- [Set problem] Restate all the material verbatim, except for the pictures.

----------

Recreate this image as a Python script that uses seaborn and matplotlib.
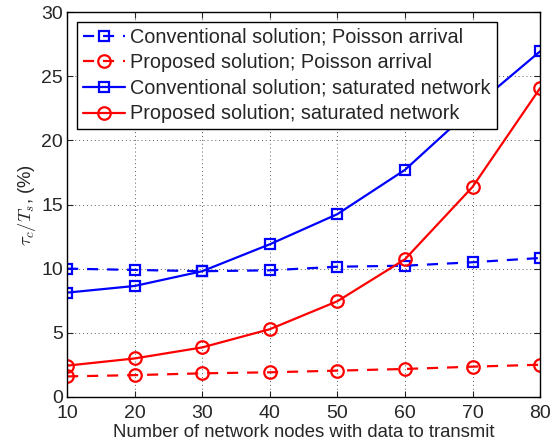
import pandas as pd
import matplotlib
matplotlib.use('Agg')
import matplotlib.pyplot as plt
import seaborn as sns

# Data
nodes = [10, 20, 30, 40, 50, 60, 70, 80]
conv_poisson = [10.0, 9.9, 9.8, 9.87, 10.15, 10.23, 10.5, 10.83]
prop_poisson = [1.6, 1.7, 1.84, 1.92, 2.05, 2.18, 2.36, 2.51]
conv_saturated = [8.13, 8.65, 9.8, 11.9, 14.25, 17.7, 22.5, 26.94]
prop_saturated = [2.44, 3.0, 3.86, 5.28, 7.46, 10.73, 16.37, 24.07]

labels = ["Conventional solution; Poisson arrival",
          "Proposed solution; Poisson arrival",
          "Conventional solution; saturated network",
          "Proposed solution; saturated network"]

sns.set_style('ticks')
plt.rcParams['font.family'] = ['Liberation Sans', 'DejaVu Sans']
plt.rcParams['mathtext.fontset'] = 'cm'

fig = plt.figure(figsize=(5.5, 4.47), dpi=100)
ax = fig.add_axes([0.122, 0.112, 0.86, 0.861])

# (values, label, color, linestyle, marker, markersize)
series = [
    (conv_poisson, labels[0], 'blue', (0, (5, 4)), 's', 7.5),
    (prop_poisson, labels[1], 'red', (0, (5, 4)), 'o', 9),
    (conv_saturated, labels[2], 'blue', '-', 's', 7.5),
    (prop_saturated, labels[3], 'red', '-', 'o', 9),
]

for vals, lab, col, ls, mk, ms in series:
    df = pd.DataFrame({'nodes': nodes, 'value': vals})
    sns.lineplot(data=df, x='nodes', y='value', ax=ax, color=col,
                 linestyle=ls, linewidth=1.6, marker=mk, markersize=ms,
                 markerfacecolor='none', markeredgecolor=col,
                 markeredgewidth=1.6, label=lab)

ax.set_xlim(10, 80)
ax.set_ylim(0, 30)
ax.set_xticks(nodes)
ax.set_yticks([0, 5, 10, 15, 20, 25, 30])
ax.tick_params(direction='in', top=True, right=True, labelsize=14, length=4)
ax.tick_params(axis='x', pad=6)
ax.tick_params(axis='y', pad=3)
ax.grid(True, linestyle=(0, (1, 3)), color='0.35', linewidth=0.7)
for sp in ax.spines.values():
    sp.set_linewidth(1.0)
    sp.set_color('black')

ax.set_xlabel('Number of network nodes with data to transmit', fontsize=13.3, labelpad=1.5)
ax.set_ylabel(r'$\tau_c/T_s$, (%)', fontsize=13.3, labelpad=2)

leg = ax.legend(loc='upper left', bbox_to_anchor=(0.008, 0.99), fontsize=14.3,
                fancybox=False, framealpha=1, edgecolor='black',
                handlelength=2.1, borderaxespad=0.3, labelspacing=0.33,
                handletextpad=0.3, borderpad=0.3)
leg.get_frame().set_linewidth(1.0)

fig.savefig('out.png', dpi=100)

----------

- [Task response]
Recreate this image as a Python script that uses seaborn and matplotlib.
import pandas as pd
import matplotlib
matplotlib.use('Agg')
import matplotlib.pyplot as plt
import seaborn as sns

# Data
nodes = [10, 20, 30, 40, 50, 60, 70, 80]
conv_poisson = [10.0, 9.9, 9.8, 9.87, 10.15, 10.23, 10.5, 10.83]
prop_poisson = [1.6, 1.7, 1.84, 1.92, 2.05, 2.18, 2.36, 2.51]
conv_saturated = [8.13, 8.65, 9.8, 11.9, 14.25, 17.7, 22.5, 26.94]
prop_saturated = [2.44, 3.0, 3.86, 5.28, 7.46, 10.73, 16.37, 24.07]

labels = ["Conventional solution; Poisson arrival",
          "Proposed solution; Poisson arrival",
          "Conventional solution; saturated network",
          "Proposed solution; saturated network"]

sns.set_style('ticks')
plt.rcParams['font.family'] = ['Liberation Sans', 'DejaVu Sans']
plt.rcParams['mathtext.fontset'] = 'cm'

fig = plt.figure(figsize=(5.5, 4.47), dpi=100)
ax = fig.add_axes([0.122, 0.112, 0.86, 0.861])

# (values, label, color, linestyle, marker, markersize)
series = [
    (conv_poisson, labels[0], 'blue', (0, (5, 4)), 's', 7.5),
    (prop_poisson, labels[1], 'red', (0, (5, 4)), 'o', 9),
    (conv_saturated, labels[2], 'blue', '-', 's', 7.5),
    (prop_saturated, labels[3], 'red', '-', 'o', 9),
]

for vals, lab, col, ls, mk, ms in series:
    df = pd.DataFrame({'nodes': nodes, 'value': vals})
    sns.lineplot(data=df, x='nodes', y='value', ax=ax, color=col,
                 linestyle=ls, linewidth=1.6, marker=mk, markersize=ms,
                 markerfacecolor='none', markeredgecolor=col,
                 markeredgewidth=1.6, label=lab)

ax.set_xlim(10, 80)
ax.set_ylim(0, 30)
ax.set_xticks(nodes)
ax.set_yticks([0, 5, 10, 15, 20, 25, 30])
ax.tick_params(direction='in', top=True, right=True, labelsize=14, length=4)
ax.tick_params(axis='x', pad=6)
ax.tick_params(axis='y', pad=3)
ax.grid(True, linestyle=(0, (1, 3)), color='0.35', linewidth=0.7)
for sp in ax.spines.values():
    sp.set_linewidth(1.0)
    sp.set_color('black')

ax.set_xlabel('Number of network nodes with data to transmit', fontsize=13.3, labelpad=1.5)
ax.set_ylabel(r'$\tau_c/T_s$, (%)', fontsize=13.3, labelpad=2)

leg = ax.legend(loc='upper left', bbox_to_anchor=(0.008, 0.99), fontsize=14.3,
                fancybox=False, framealpha=1, edgecolor='black',
                handlelength=2.1, borderaxespad=0.3, labelspacing=0.33,
                handletextpad=0.3, borderpad=0.3)
leg.get_frame().set_linewidth(1.0)

fig.savefig('out.png', dpi=100)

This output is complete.